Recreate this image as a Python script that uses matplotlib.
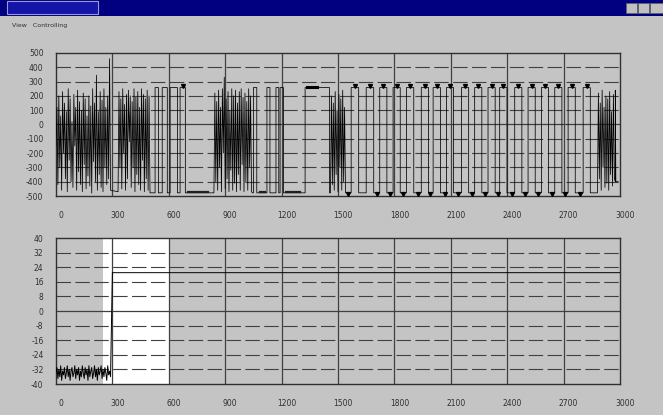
import numpy as np
import matplotlib
matplotlib.use("Agg")
import matplotlib.pyplot as plt
from matplotlib.patches import Rectangle
from matplotlib.transforms import ScaledTranslation

# ---------------- data ----------------
x_ticks = [0, 300, 600, 900, 1200, 1500, 1800, 2100, 2400, 2700, 3000]
top_yticks = [500, 400, 300, 200, 100, 0, -100, -200, -300, -400, -500]
bot_yticks = [40, 32, 24, 16, 8, 0, -8, -16, -24, -32, -40]

HIGH = 258
LOW = -478

# dense bursts (start x, step, values)
burst1_start, burst1_step = 0, 5
burst1_vals = [-150, 120, -420, 200, -300, 60, -460, 230, -200, 150, -380, 90, -470, 250,
               -250, 180, -400, 20, -440, 210, -150, 120, -460, 240, -330, 160, -420, 100,
               -470, 220, -280, 180, -450, 60, -360, 200, -430, 130, -480, 250, -260, 150,
               -400, 345, -460, 90, -350, 230, -440, 170, -470, 250, -300, 120, -420, 200,
               -380, 460, -460]
burst2_start, burst2_step = 330, 5
burst2_vals = [-470, 230, -300, 180, -450, 250, -200, 140, -460, 210, -380, 240, -120, 200,
               -440, 160, -300, 250, -470, 190, -350, 230, -420, 120, -460, 250, -250, 210,
               -470, 180, -380, 240, -460, 200, -478]
burst3_start, burst3_step = 840, 5
burst3_vals = [-478, 220, -400, 160, -460, 240, -300, 120, -470, 250, -200, 330, -450, 180,
               -380, 230, -470, 100, -320, 250, -460, 200, -410, 240, -470, 150, -350, 230,
               -460, 250, -280, 190, -470, 220, -400, 160, -460, 250, -300, 200, -470, -478]
burst4_start, burst4_step = 1460, 5
burst4_vals = [-478, 200, -420, 150, -460, 230, -350, 100, -470, 210, -300, 180, -460, 240,
               -400, 120, -478]
burst5_start, burst5_step = 2880, 5
burst5_vals = [-478, 220, -380, 150, -460, 240, -300, 120, -440, 200, -410, 180, -460, 230,
               -350, 90, -430, 210, -380, -400]

# square-wave edges (alternating rise / fall, starting from LOW)
edges_B = [527, 545, 565, 592, 607, 646, 660, 688]
edges_D = [1050, 1068, 1122, 1138, 1170, 1185, 1192, 1210, 1325, 1455]
edges_F = [1570, 1610, 1650, 1690, 1722, 1760, 1793, 1831, 1864, 1903, 1943, 1982, 2006,
           2045, 2077, 2115, 2157, 2195, 2227, 2265, 2298, 2336, 2360, 2399, 2440, 2478,
           2511, 2549, 2582, 2620, 2653, 2691, 2724, 2762, 2804, 2842]
end_x = [2975, 2978, 2990]
end_y = [240, -400, -400]

top_marker_x = [675, 1590, 1670, 1741, 1812, 1883, 1963, 2025, 2096, 2176, 2246, 2317,
                2379, 2459, 2530, 2601, 2672, 2743, 2823]
bot_marker_x = [1555, 1706, 1777, 1847, 1927, 1989, 2069, 2140, 2211, 2282, 2353, 2424,
                2495, 2566, 2637, 2707, 2787]
bar_low_x = [[700, 810], [1085, 1110], [1225, 1300]]
bar_high_x = [[1335, 1390]]

# bottom signal
bot_noise_start, bot_noise_step = 0, 5
bot_noise_vals = [-34, -31, -37, -32, -36, -30, -38, -33, -35, -31, -37, -34, -30, -36,
                  -32, -38, -33, -31, -36, -34, -30, -37, -32, -35, -31, -38, -33, -36,
                  -30, -34, -37, -31, -35, -32, -38, -30, -36, -33, -31, -37, -34, -30,
                  -36, -32, -38, -31, -35, -33, -30, -37, -32, -36, -31, -34, -38, -30,
                  -35, -33, -36]
bot_level_x = [300, 3000]
bot_level_y = 21
white_span = [250, 600]


def burst(start, step, vals):
    xs = start + step * np.arange(len(vals))
    return list(xs), list(vals)


def steps(edges, x_from, x_to):
    xs, ys = [x_from], [LOW]
    level = LOW
    for e in edges:
        xs.append(e); ys.append(level)
        level = HIGH if level == LOW else LOW
        xs.append(e); ys.append(level)
    xs.append(x_to); ys.append(level)
    return xs, ys


sx, sy = [], []
for part in [burst(burst1_start, burst1_step, burst1_vals),
             burst(burst2_start, burst2_step, burst2_vals),
             steps(edges_B, 500, 840),
             burst(burst3_start, burst3_step, burst3_vals),
             steps(edges_D, 1045, 1460),
             burst(burst4_start, burst4_step, burst4_vals),
             steps(edges_F, 1540, 2880),
             burst(burst5_start, burst5_step, burst5_vals),
             (end_x, end_y)]:
    sx += list(part[0]); sy += list(part[1])

# ---------------- figure ----------------
W, H = 663, 415
fig = plt.figure(figsize=(W / 100, H / 100), dpi=100)
bg = '#c4c4c4'
fig.patch.set_facecolor(bg)


def px_rect(x0, y0, w, h, **kw):
    fig.patches.append(Rectangle((x0 / W, 1 - (y0 + h) / H), w / W, h / H,
                                 transform=fig.transFigure, **kw))


# window chrome
px_rect(0, 0, W, 16, facecolor='#000080', edgecolor='none')
px_rect(7, 1, 91, 13, facecolor='#1414a8', edgecolor='#9a9ad0', linewidth=0.8)
px_rect(626, 3, 11, 10, facecolor='#c0c0c0', edgecolor='#606060', linewidth=0.5)
px_rect(638, 3, 11, 10, facecolor='#c0c0c0', edgecolor='#606060', linewidth=0.5)
px_rect(650, 3, 13, 10, facecolor='#c0c0c0', edgecolor='#606060', linewidth=0.5)
fig.text(12 / W, 1 - 25 / H, 'View   Controlling', fontsize=4.5, color='#303030',
         va='center', ha='left')

grid_c = '#404040'


def style_axes(ax, yticks, ylim):
    ax.set_facecolor(bg)
    ax.set_xlim(0, 3000)
    ax.set_ylim(*ylim)
    ax.set_xticks(x_ticks)
    ax.set_yticks(yticks)
    ax.set_xticklabels([str(v) for v in x_ticks])
    ax.set_yticklabels([str(v) for v in yticks])
    ax.tick_params(length=0, labelsize=5.5, labelcolor='#303030', pad=9)
    ax.tick_params(axis='x', pad=11)
    for lab in ax.get_xticklabels():
        lab.set_transform(lab.get_transform() + ScaledTranslation(5 / 100, 0, fig.dpi_scale_trans))
    for v in x_ticks[1:-1]:
        ax.axvline(v, color=grid_c, lw=0.9, zorder=1)
    for v in yticks[1:-1]:
        if v == 0:
            ax.axhline(v, color=grid_c, lw=0.9, zorder=1)
        else:
            ax.axhline(v, color=grid_c, lw=0.8, dashes=(13, 4), zorder=1)
    for s in ax.spines.values():
        s.set_color('#303030')
        s.set_linewidth(1.0)


# top axes
ax1 = fig.add_axes([56 / W, 1 - 196 / H, 564 / W, 143 / H])
style_axes(ax1, top_yticks, (-500, 500))
ax1.plot(sx, sy, color='black', lw=0.55, zorder=3)
ax1.plot(top_marker_x, [HIGH + 8] * len(top_marker_x), linestyle='none', marker='v',
         ms=2.8, color='black', zorder=4)
ax1.plot(bot_marker_x, [LOW - 6] * len(bot_marker_x), linestyle='none', marker='v',
         ms=2.8, color='black', zorder=4)
for seg in bar_low_x:
    ax1.plot(seg, [LOW + 8, LOW + 8], color='#202020', lw=1.6, zorder=4)
for seg in bar_high_x:
    ax1.plot(seg, [HIGH + 6, HIGH + 6], color='black', lw=2.2, zorder=4)

# bottom axes
ax2 = fig.add_axes([56 / W, 1 - 384 / H, 564 / W, 146 / H])
style_axes(ax2, bot_yticks, (-40, 40))
ax2.axvspan(white_span[0], white_span[1], color='white', zorder=0.5, lw=0)
bx, by = burst(bot_noise_start, bot_noise_step, bot_noise_vals)
bx = bx + [bot_level_x[0], bot_level_x[1]]
by = by + [bot_level_y, bot_level_y]
ax2.plot(bx, by, color='black', lw=0.7, zorder=3)

fig.savefig('out.png', dpi=100, facecolor=bg)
================
Task statement: Wherever a line in the data above holds "matplotlib", copy that line.

Exercise result:
Recreate this image as a Python script that uses matplotlib.
import matplotlib
matplotlib.use("Agg")
import matplotlib.pyplot as plt
from matplotlib.patches import Rectangle
from matplotlib.transforms import ScaledTranslation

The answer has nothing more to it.